Цифровизация — одно из наиболее бурно развивающихся направлений музейной практики. В настоящее время при поддержке Президентского фонда культурных инициатив музей-заповедник «Усадьба «Мураново» совместно с IPQuorum и Российским государственным университетом им. С.Г. Строганова осуществляет проект создания динамичных 3D-образов предметов из своего обширного собрания мемориальной мебели. Использование цифровых технологий расширяет возможности и самих музеев, и их посетителей. Однако фундамент сегодняшнего расцвета был заложен еще в середине прошлого века. О том, какими путями шло внедрение информационных технологий в жизнь отечественных музеев, IPQuorum расспросил Льва Яковлевича Ноля, кандидата технических наук, профессора кафедры музеологии факультета истории искусства РГГУ.

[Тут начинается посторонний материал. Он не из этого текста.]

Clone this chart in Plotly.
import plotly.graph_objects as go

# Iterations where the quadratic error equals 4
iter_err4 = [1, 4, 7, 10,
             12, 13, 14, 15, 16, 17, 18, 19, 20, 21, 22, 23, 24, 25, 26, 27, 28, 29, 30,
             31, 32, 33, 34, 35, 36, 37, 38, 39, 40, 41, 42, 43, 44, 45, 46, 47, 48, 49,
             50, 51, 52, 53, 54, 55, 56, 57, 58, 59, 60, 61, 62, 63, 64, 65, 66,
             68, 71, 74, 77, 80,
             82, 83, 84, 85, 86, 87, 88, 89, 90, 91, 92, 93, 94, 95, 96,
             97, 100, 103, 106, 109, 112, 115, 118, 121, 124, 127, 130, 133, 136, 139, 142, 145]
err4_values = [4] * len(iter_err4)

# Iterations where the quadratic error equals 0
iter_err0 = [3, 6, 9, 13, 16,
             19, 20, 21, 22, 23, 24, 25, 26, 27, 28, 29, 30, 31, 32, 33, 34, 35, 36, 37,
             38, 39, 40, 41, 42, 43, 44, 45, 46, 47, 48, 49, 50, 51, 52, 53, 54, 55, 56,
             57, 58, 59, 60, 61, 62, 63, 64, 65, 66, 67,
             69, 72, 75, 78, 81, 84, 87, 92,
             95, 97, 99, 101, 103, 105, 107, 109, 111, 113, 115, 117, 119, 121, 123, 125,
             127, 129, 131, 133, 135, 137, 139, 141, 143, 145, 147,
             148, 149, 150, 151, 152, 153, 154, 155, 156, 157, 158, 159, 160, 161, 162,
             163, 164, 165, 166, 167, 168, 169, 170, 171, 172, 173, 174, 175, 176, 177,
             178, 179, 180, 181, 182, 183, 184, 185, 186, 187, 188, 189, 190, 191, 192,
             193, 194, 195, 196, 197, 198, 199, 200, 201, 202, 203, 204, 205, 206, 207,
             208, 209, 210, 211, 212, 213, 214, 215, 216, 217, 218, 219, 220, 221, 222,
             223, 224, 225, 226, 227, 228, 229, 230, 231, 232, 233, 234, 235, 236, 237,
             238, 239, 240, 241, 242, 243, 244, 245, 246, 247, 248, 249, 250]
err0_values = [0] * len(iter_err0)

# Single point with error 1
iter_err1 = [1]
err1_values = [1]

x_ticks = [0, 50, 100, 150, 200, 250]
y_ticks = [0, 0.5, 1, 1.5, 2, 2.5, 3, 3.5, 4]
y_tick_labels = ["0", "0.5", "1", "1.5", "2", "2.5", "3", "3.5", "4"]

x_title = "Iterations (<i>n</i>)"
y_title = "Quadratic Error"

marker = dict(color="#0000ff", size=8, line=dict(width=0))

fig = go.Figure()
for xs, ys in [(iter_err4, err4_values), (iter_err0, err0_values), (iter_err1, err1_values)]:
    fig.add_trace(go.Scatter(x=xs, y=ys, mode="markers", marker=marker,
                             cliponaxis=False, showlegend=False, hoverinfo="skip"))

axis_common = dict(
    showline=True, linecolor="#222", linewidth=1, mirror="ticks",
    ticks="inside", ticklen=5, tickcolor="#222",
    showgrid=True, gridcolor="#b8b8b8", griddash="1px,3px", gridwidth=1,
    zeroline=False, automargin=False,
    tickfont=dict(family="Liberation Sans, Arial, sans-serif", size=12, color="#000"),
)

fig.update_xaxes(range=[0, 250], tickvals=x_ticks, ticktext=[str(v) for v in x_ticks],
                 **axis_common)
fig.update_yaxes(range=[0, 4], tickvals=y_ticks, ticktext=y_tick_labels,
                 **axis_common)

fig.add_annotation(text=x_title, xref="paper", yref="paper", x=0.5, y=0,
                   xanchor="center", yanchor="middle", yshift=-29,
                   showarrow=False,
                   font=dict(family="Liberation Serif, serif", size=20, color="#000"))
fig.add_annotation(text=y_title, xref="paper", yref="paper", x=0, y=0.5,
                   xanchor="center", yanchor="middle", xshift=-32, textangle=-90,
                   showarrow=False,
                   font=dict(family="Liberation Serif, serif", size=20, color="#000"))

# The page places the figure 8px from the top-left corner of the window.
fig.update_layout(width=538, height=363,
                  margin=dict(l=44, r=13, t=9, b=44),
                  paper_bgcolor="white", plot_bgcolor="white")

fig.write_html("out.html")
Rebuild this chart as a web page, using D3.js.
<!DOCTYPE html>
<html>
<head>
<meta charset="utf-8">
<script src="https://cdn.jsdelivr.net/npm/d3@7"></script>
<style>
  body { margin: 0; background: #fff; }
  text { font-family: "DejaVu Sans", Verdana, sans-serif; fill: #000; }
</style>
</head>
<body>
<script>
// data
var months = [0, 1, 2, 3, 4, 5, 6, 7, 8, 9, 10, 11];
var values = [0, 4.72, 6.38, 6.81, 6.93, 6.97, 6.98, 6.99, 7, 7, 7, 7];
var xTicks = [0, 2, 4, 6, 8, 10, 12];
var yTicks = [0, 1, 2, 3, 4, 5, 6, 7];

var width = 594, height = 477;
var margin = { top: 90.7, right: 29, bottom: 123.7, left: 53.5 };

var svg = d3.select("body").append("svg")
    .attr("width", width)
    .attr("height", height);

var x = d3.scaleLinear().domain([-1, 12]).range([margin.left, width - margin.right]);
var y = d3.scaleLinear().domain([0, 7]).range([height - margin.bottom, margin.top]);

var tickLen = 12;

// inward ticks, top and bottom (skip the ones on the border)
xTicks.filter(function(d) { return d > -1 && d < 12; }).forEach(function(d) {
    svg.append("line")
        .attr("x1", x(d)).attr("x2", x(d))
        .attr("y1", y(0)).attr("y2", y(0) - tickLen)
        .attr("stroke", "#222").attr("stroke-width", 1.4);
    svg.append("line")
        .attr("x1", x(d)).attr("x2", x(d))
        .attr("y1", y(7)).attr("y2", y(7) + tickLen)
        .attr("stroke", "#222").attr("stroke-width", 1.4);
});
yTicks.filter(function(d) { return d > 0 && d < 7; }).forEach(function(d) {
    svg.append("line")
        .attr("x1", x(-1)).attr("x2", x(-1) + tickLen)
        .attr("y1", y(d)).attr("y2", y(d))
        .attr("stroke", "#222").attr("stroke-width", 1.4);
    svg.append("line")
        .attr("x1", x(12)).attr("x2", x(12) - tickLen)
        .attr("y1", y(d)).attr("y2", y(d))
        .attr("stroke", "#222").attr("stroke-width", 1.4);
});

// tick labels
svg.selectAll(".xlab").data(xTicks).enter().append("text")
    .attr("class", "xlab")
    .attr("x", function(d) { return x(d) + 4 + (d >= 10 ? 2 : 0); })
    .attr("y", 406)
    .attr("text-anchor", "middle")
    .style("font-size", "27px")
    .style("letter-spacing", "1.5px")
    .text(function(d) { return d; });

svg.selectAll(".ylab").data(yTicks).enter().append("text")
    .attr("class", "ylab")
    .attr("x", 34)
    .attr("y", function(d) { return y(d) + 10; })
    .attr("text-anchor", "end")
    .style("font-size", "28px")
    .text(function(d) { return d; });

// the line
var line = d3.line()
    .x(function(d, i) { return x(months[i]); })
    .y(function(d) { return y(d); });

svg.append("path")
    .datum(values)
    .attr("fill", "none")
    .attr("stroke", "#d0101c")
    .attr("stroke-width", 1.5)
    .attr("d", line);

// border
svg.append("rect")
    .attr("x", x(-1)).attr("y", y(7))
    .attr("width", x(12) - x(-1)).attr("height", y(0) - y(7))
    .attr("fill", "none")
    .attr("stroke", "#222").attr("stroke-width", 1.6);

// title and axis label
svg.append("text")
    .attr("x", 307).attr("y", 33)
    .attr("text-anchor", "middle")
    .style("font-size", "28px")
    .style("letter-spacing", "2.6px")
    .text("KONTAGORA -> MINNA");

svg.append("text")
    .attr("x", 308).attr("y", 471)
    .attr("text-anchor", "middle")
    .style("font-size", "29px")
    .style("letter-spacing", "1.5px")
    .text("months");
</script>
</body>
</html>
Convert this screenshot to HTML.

— Лев Яковлевич, в школе вы мечтали стать актером, а поступили в МАИ. В вас одновременно живут и «физик», и «лирик»?

— Не вижу в этом ничего удивительного. Любовь к театру, как у многих, началась с «Синей птицы» во МХАТе. Впечатления до сих пор не изгладились. Потом был драмкружок в школе, а лет в 14 я пришел в театральную студию при Доме ученых. На прослушивании читал отрывок из «Скупого рыцаря»:

Как молодой повеса ждет свиданья
С какой-нибудь развратницей лукавой
Иль дурой, им обманутой, так я
Весь день минуты ждал, когда сойду
В подвал мой тайный, к верным сундукам…

«Физик» и «лирик» могут прекрасно уживаться, поскольку нашим поведением попеременно дирижируют разные полушария головного мозга. Status quo может меняться быстро, буквально от часа к часу, а может и очень медленно — с годами. Именно этот феномен лежит в основе тенденции смены нескольких профессиональных поприщ, которую в последнее время мы наблюдаем во всем мире. Что касается выбора вуза, то из нашего класса шесть человек подали документы в МАИ, и я в том числе. Мне повезло — поступил. И артистическим склонностям применение нашел. Культурная жизнь в МАИ начала 50-х била ключом: знаменитый музыкально-драматическо-сатирический студенческий театр «Телевизор», джазовые ансамбли и многое другое. Скучать не приходилось. Замечу, что МАИ породил целую плеяду талантливых гуманитариев. Классический пример — Михаил Задорнов.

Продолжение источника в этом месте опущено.